::: RECORDED INFORMATION :::

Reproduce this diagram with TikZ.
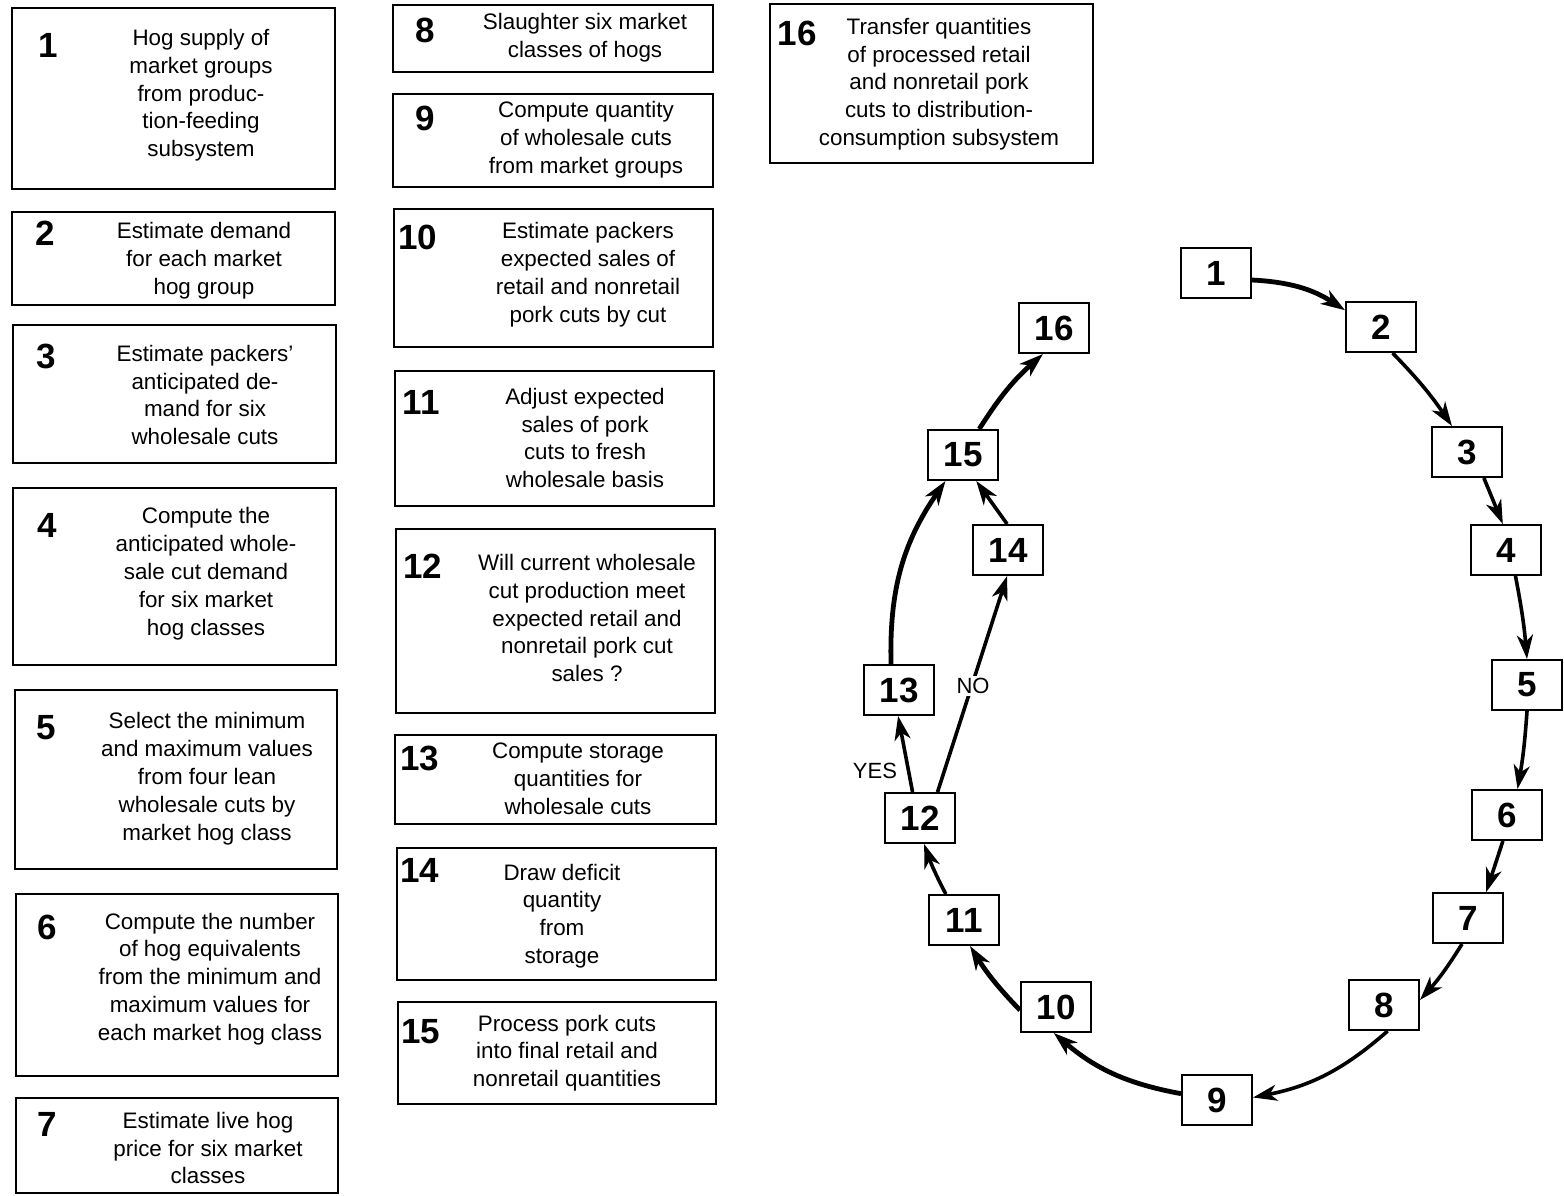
\documentclass[tikz,border=0pt]{standalone}
\usepackage{fontspec}
\setmainfont{Liberation Sans}
\usetikzlibrary{arrows.meta}
\newcommand{\pbox}[5]{\node[box,minimum width={(#4-#2)*0.5pt},minimum height={(#5-#3)*0.5pt}] (#1) at ({(#2+#4)/2},{(#3+#5)/2}) {};}
\begin{document}
\begin{tikzpicture}[x=0.5pt,y=-0.5pt,
  box/.style={draw,line width=1pt,inner sep=0pt,outer sep=0pt},
  num/.style={inner sep=0pt,font=\fontsize{17.5}{20}\selectfont\bfseries},
  txt/.style={inner sep=0pt,align=center,yshift=-1pt,font=\fontsize{11.2}{13.9}\selectfont},
  lbl/.style={inner sep=1pt,font=\fontsize{11}{13}\selectfont},
  sbox/.style={draw,line width=1pt,minimum width=35pt,minimum height=25pt,inner sep=0pt,fill=white,font=\fontsize{17.5}{20}\selectfont\bfseries},
  flow/.style={line width=1.8pt,-{Stealth[length=12pt,width=8pt,inset=3.5pt]}},
  bold flow/.style={line width=2.4pt,-{Stealth[length=12pt,width=8pt,inset=3.5pt]}}]
\path[use as bounding box,fill=white] (0,0) rectangle (1564,1195);
% left column
\pbox{b1}{12}{8}{335}{189}
\node[num] (n1) at (48,45) {1};
\node[txt] (t1) at (201,93.4) {Hog supply of\\market groups\\from produc-\\tion-feeding\\subsystem};
\pbox{b2}{12}{212}{335}{305}
\node[num] (n2) at (45,233) {2};
\node[txt] (t2) at (204,259) {Estimate demand\\for each market\\hog group};
\pbox{b3}{13}{325}{336}{463}
\node[num] (n3) at (46,356) {3};
\node[txt] (t3) at (205,393) {Estimate packers’\\anticipated de-\\mand for six\\wholesale cuts};
\pbox{b4}{13}{488}{336}{665}
\node[num] (n4) at (47,525) {4};
\node[txt] (t4) at (206,571.6) {Compute the\\anticipated whole-\\sale cut demand\\for six market\\hog classes};
\pbox{b5}{15}{690}{337}{869}
\node[num] (n5) at (46,728) {5};
\node[txt] (t5) at (207,776.6) {Select the minimum\\and maximum values\\from four lean\\wholesale cuts by\\market hog class};
\pbox{b6}{16}{894}{338}{1076}
\node[num] (n6) at (47,927) {6};
\node[txt] (t6) at (210,976.8) {Compute the number\\of hog equivalents\\from the minimum and\\maximum values for\\each market hog class};
\pbox{b7}{16}{1098}{338}{1193}
\node[num] (n7) at (47,1124) {7};
\node[txt] (t7) at (208,1146) {Estimate live hog\\price for six market\\classes};
% middle column
\pbox{b8}{393}{5}{713}{72}
\node[num] (n8) at (425,30) {8};
\node[txt] (t8) at (585,36) {Slaughter six market\\classes of hogs};
\pbox{b9}{393}{94}{713}{187}
\node[num] (n9) at (425,118) {9};
\node[txt] (t9) at (586,138) {Compute quantity\\of wholesale cuts\\from market groups};
\pbox{b10}{394}{209}{713}{347}
\node[num] (n10) at (418,237) {10};
\node[txt] (t10) at (588,272.75) {Estimate packers\\expected sales of\\retail and nonretail\\pork cuts by cut};
\pbox{b11}{395}{371}{714}{506}
\node[num] (n11) at (421,402) {11};
\node[txt] (t11) at (585,436) {Adjust expected\\sales of pork\\cuts to fresh\\wholesale basis};
\pbox{b12}{396}{529}{715}{713}
\node[num] (n12) at (423,566) {12};
\node[txt] (t12) at (587,616) {Will current wholesale\\cut production meet\\expected retail and\\nonretail pork cut\\sales ?};
\pbox{b13}{395}{735}{716}{824}
\node[num] (n13) at (420,758) {13};
\node[txt] (t13) at (578,777) {Compute storage\\quantities for\\wholesale cuts};
\pbox{b14}{397}{848}{716}{980}
\node[num] (n14) at (420,870) {14};
\node[txt] (t14) at (562,914) {Draw deficit\\quantity\\from\\storage};
\pbox{b15}{398}{1002}{716}{1104}
\node[num] (n15) at (421,1032) {15};
\node[txt] (t15) at (567,1051) {Process pork cuts\\into final retail and\\nonretail quantities};
% box 16
\pbox{b16}{770}{4}{1093}{163}
\node[num] (n16) at (797,33) {16};
\node[txt] (t16) at (939,82.2) {Transfer quantities\\of processed retail\\and nonretail pork\\cuts to distribution-\\consumption subsystem};
% loop diagram
\node[sbox] (c1) at (1216,273) {1};
\node[sbox] (c2) at (1381,327) {2};
\node[sbox] (c3) at (1467,452) {3};
\node[sbox] (c4) at (1506,550) {4};
\node[sbox] (c5) at (1527,685) {5};
\node[sbox] (c6) at (1507,815) {6};
\node[sbox] (c7) at (1468,918) {7};
\node[sbox] (c8) at (1384,1005) {8};
\node[sbox] (c9) at (1217,1100) {9};
\node[sbox] (c10) at (1056,1007) {10};
\node[sbox] (c11) at (964,920) {11};
\node[sbox] (c12) at (920,818) {12};
\node[sbox] (c13) at (899,690) {13};
\node[sbox] (c14) at (1008,550) {14};
\node[sbox] (c15) at (963,455) {15};
\node[sbox] (c16) at (1054,328) {16};
\draw[bold flow] (c1.-11) to[bend left=15] (c2.155);
\draw[flow] (c2.-66) to[bend left=5] (c3.120);
\draw[flow] (c3.-57) to (c4.97);
\draw[flow] (c4.-70) to[bend left=3] (c5.90);
\draw[flow] (c5.-90) to[bend left=3] (c6.68);
\draw[flow] (c6.-99) to (c7.55);
\draw[flow] (c7.-103) to[bend left=5] (c8.8);
\draw[flow] (c8.-82) to[bend left=15] (c9.4);
\draw[bold flow] (c9.170) to[bend left=15] (c10.-95);
\draw[bold flow] (c10.185) to[bend left=6] (c11.-77);
\draw[flow] (c11.125) to[bend left=4] (c12.-81);
\draw[flow] (c12.106) to (c13.-92);
\draw[flow] (c12.56) to (c14.-92);
\draw[bold flow] (c13.107) to[bend left=18] (c15.-124);
\draw[flow] (c14.92) to (c15.-63);
\draw[bold flow] (c15.58) to[bend left=8] (c16.-113);
\node[lbl,fill=white] (no) at (973,686) {NO};
\node[lbl] (yes) at (875,771) {YES};
\end{tikzpicture}
\end{document}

:::

_REQUIRED WORK_
Each line of the data is to be duplicated exactly; pictures stay out of the copy.

_ANSWER TO THIS EXERCISE_
Reproduce this diagram with TikZ.
\documentclass[tikz,border=0pt]{standalone}
\usepackage{fontspec}
\setmainfont{Liberation Sans}
\usetikzlibrary{arrows.meta}
\newcommand{\pbox}[5]{\node[box,minimum width={(#4-#2)*0.5pt},minimum height={(#5-#3)*0.5pt}] (#1) at ({(#2+#4)/2},{(#3+#5)/2}) {};}
\begin{document}
\begin{tikzpicture}[x=0.5pt,y=-0.5pt,
  box/.style={draw,line width=1pt,inner sep=0pt,outer sep=0pt},
  num/.style={inner sep=0pt,font=\fontsize{17.5}{20}\selectfont\bfseries},
  txt/.style={inner sep=0pt,align=center,yshift=-1pt,font=\fontsize{11.2}{13.9}\selectfont},
  lbl/.style={inner sep=1pt,font=\fontsize{11}{13}\selectfont},
  sbox/.style={draw,line width=1pt,minimum width=35pt,minimum height=25pt,inner sep=0pt,fill=white,font=\fontsize{17.5}{20}\selectfont\bfseries},
  flow/.style={line width=1.8pt,-{Stealth[length=12pt,width=8pt,inset=3.5pt]}},
  bold flow/.style={line width=2.4pt,-{Stealth[length=12pt,width=8pt,inset=3.5pt]}}]
\path[use as bounding box,fill=white] (0,0) rectangle (1564,1195);
% left column
\pbox{b1}{12}{8}{335}{189}
\node[num] (n1) at (48,45) {1};
\node[txt] (t1) at (201,93.4) {Hog supply of\\market groups\\from produc-\\tion-feeding\\subsystem};
\pbox{b2}{12}{212}{335}{305}
\node[num] (n2) at (45,233) {2};
\node[txt] (t2) at (204,259) {Estimate demand\\for each market\\hog group};
\pbox{b3}{13}{325}{336}{463}
\node[num] (n3) at (46,356) {3};
\node[txt] (t3) at (205,393) {Estimate packers’\\anticipated de-\\mand for six\\wholesale cuts};
\pbox{b4}{13}{488}{336}{665}
\node[num] (n4) at (47,525) {4};
\node[txt] (t4) at (206,571.6) {Compute the\\anticipated whole-\\sale cut demand\\for six market\\hog classes};
\pbox{b5}{15}{690}{337}{869}
\node[num] (n5) at (46,728) {5};
\node[txt] (t5) at (207,776.6) {Select the minimum\\and maximum values\\from four lean\\wholesale cuts by\\market hog class};
\pbox{b6}{16}{894}{338}{1076}
\node[num] (n6) at (47,927) {6};
\node[txt] (t6) at (210,976.8) {Compute the number\\of hog equivalents\\from the minimum and\\maximum values for\\each market hog class};
\pbox{b7}{16}{1098}{338}{1193}
\node[num] (n7) at (47,1124) {7};
\node[txt] (t7) at (208,1146) {Estimate live hog\\price for six market\\classes};
% middle column
\pbox{b8}{393}{5}{713}{72}
\node[num] (n8) at (425,30) {8};
\node[txt] (t8) at (585,36) {Slaughter six market\\classes of hogs};
\pbox{b9}{393}{94}{713}{187}
\node[num] (n9) at (425,118) {9};
\node[txt] (t9) at (586,138) {Compute quantity\\of wholesale cuts\\from market groups};
\pbox{b10}{394}{209}{713}{347}
\node[num] (n10) at (418,237) {10};
\node[txt] (t10) at (588,272.75) {Estimate packers\\expected sales of\\retail and nonretail\\pork cuts by cut};
\pbox{b11}{395}{371}{714}{506}
\node[num] (n11) at (421,402) {11};
\node[txt] (t11) at (585,436) {Adjust expected\\sales of pork\\cuts to fresh\\wholesale basis};
\pbox{b12}{396}{529}{715}{713}
\node[num] (n12) at (423,566) {12};
\node[txt] (t12) at (587,616) {Will current wholesale\\cut production meet\\expected retail and\\nonretail pork cut\\sales ?};
\pbox{b13}{395}{735}{716}{824}
\node[num] (n13) at (420,758) {13};
\node[txt] (t13) at (578,777) {Compute storage\\quantities for\\wholesale cuts};
\pbox{b14}{397}{848}{716}{980}
\node[num] (n14) at (420,870) {14};
\node[txt] (t14) at (562,914) {Draw deficit\\quantity\\from\\storage};
\pbox{b15}{398}{1002}{716}{1104}
\node[num] (n15) at (421,1032) {15};
\node[txt] (t15) at (567,1051) {Process pork cuts\\into final retail and\\nonretail quantities};
% box 16
\pbox{b16}{770}{4}{1093}{163}
\node[num] (n16) at (797,33) {16};
\node[txt] (t16) at (939,82.2) {Transfer quantities\\of processed retail\\and nonretail pork\\cuts to distribution-\\consumption subsystem};
% loop diagram
\node[sbox] (c1) at (1216,273) {1};
\node[sbox] (c2) at (1381,327) {2};
\node[sbox] (c3) at (1467,452) {3};
\node[sbox] (c4) at (1506,550) {4};
\node[sbox] (c5) at (1527,685) {5};
\node[sbox] (c6) at (1507,815) {6};
\node[sbox] (c7) at (1468,918) {7};
\node[sbox] (c8) at (1384,1005) {8};
\node[sbox] (c9) at (1217,1100) {9};
\node[sbox] (c10) at (1056,1007) {10};
\node[sbox] (c11) at (964,920) {11};
\node[sbox] (c12) at (920,818) {12};
\node[sbox] (c13) at (899,690) {13};
\node[sbox] (c14) at (1008,550) {14};
\node[sbox] (c15) at (963,455) {15};
\node[sbox] (c16) at (1054,328) {16};
\draw[bold flow] (c1.-11) to[bend left=15] (c2.155);
\draw[flow] (c2.-66) to[bend left=5] (c3.120);
\draw[flow] (c3.-57) to (c4.97);
\draw[flow] (c4.-70) to[bend left=3] (c5.90);
\draw[flow] (c5.-90) to[bend left=3] (c6.68);
\draw[flow] (c6.-99) to (c7.55);
\draw[flow] (c7.-103) to[bend left=5] (c8.8);
\draw[flow] (c8.-82) to[bend left=15] (c9.4);
\draw[bold flow] (c9.170) to[bend left=15] (c10.-95);
\draw[bold flow] (c10.185) to[bend left=6] (c11.-77);
\draw[flow] (c11.125) to[bend left=4] (c12.-81);
\draw[flow] (c12.106) to (c13.-92);
\draw[flow] (c12.56) to (c14.-92);
\draw[bold flow] (c13.107) to[bend left=18] (c15.-124);
\draw[flow] (c14.92) to (c15.-63);
\draw[bold flow] (c15.58) to[bend left=8] (c16.-113);
\node[lbl,fill=white] (no) at (973,686) {NO};
\node[lbl] (yes) at (875,771) {YES};
\end{tikzpicture}
\end{document}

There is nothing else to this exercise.